The first day’s racing was held in the Sound, just inside the harbour headlands where large waves added to the challenge. The girls posted a 12th and a third on day one, numbers they repeated the next day in lighter breeze when the rising swell forced the race officer to move the course further into the harbour off Watsons Bay.

Later in the regatta with the wind again strong the girls experienced their worst two results, not finishing one race when a mainsail baton was lost upon capsize and then falling behind the leaders in another race after sudden gusts knocked several other boats over.

With two drop races accounted for the girls knew they could not afford to record any more high numbers in the final three races. They went into the final day a single point in front of their nearest female rivals determined to finish with a flourish.

They certainly did that, consistently picking the tricky wind shifts to find the lifts and showing great kite-setting skills in moderate breeze and sunshine on Friday. As well as wrapping up the girls title in the final three races they also beat the overall open winners in each of those races with a first and two second placings.

After a great final day of racing the Gosford girls had accumulated 40 points, comfortably ahead of next females Laura Harding and Eleanor Grimshaw from Victoria on 71, with the WA girls finishing another point behind them.

Sophie and Emily were very happy to be in leading position among the girls fleet ahead of the Youth Nationals for sailors aged under 19.

“We still have another regatta coming up so we just have to keep our focus to secure the youth spot,” McIntosh said.

The Splash Festival also involved the 29ers, 49ers and 49erFX classes, with 224 sailors and 110 boats participating. Despite the big wet the hospitality was outstanding and all volunteers and organisers deserve a big hand of applause in difficult circumstances.

In the 29ers John Cooley and Simon Hoffman from NSW totally dominated. In second possie were Tom Crockett and Tom Grimes from NSW and in third spot were Natasha Bryant and Annie Wilmot.

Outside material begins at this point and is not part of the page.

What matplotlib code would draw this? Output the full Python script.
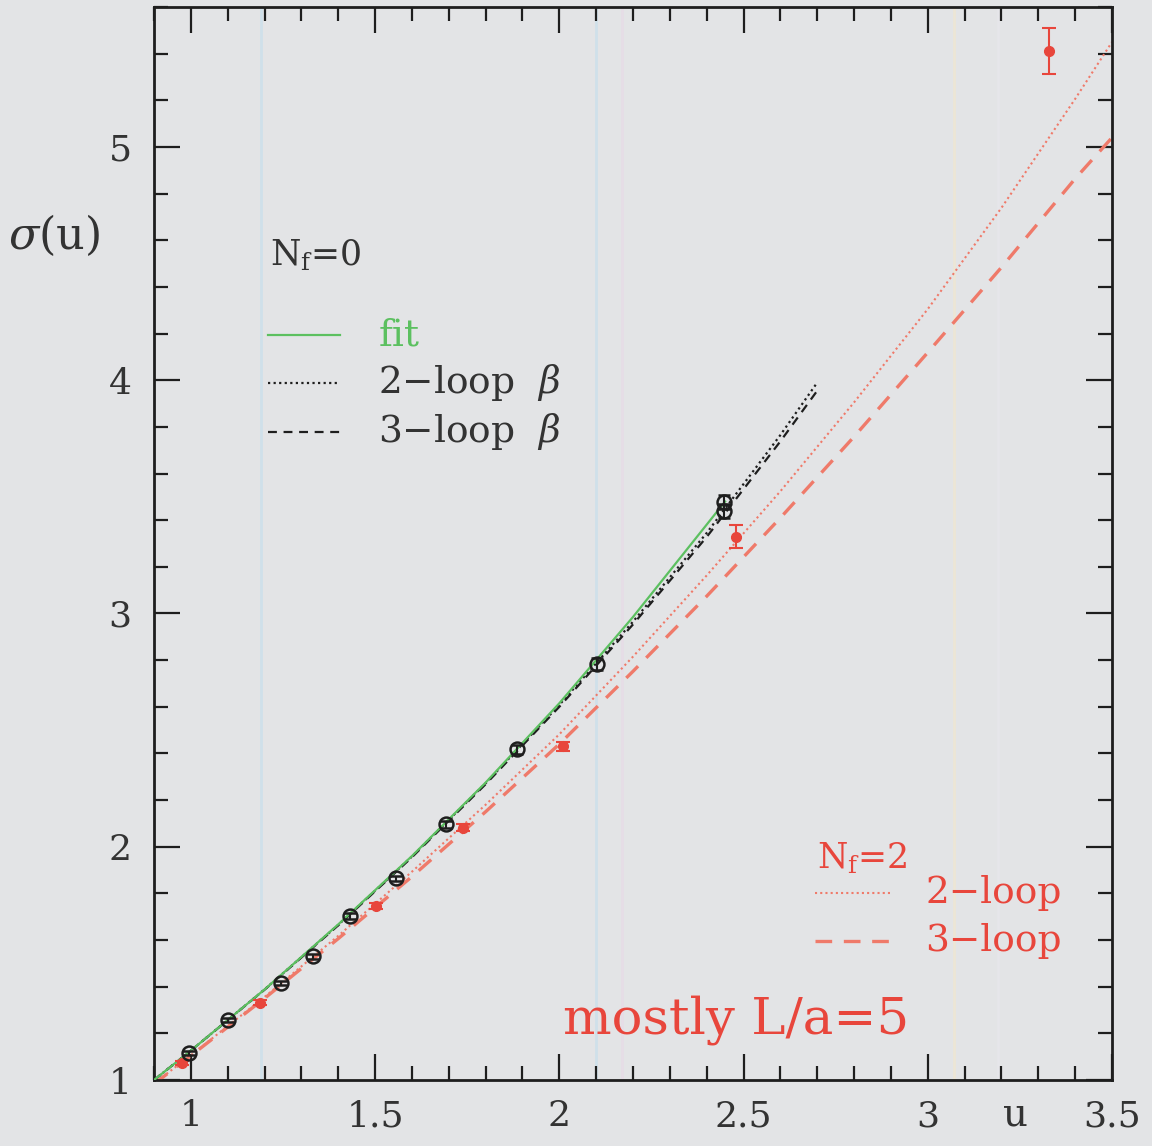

In the 49ers David Gilmour and Lewis Brake were too strong, with the runners up being Joel Turner and Tom Siganto followed by Harry Price and Harry Morton.

It was a similar story of dominance in the 49erFX with Olivia Price and Eliza Solly from NSW dominating over runners up Tess Lloyd and Caitlin Elks from Victoria, followed by the Sydney-Victorian pairing of Hayden Brown and Mackenzie Bird.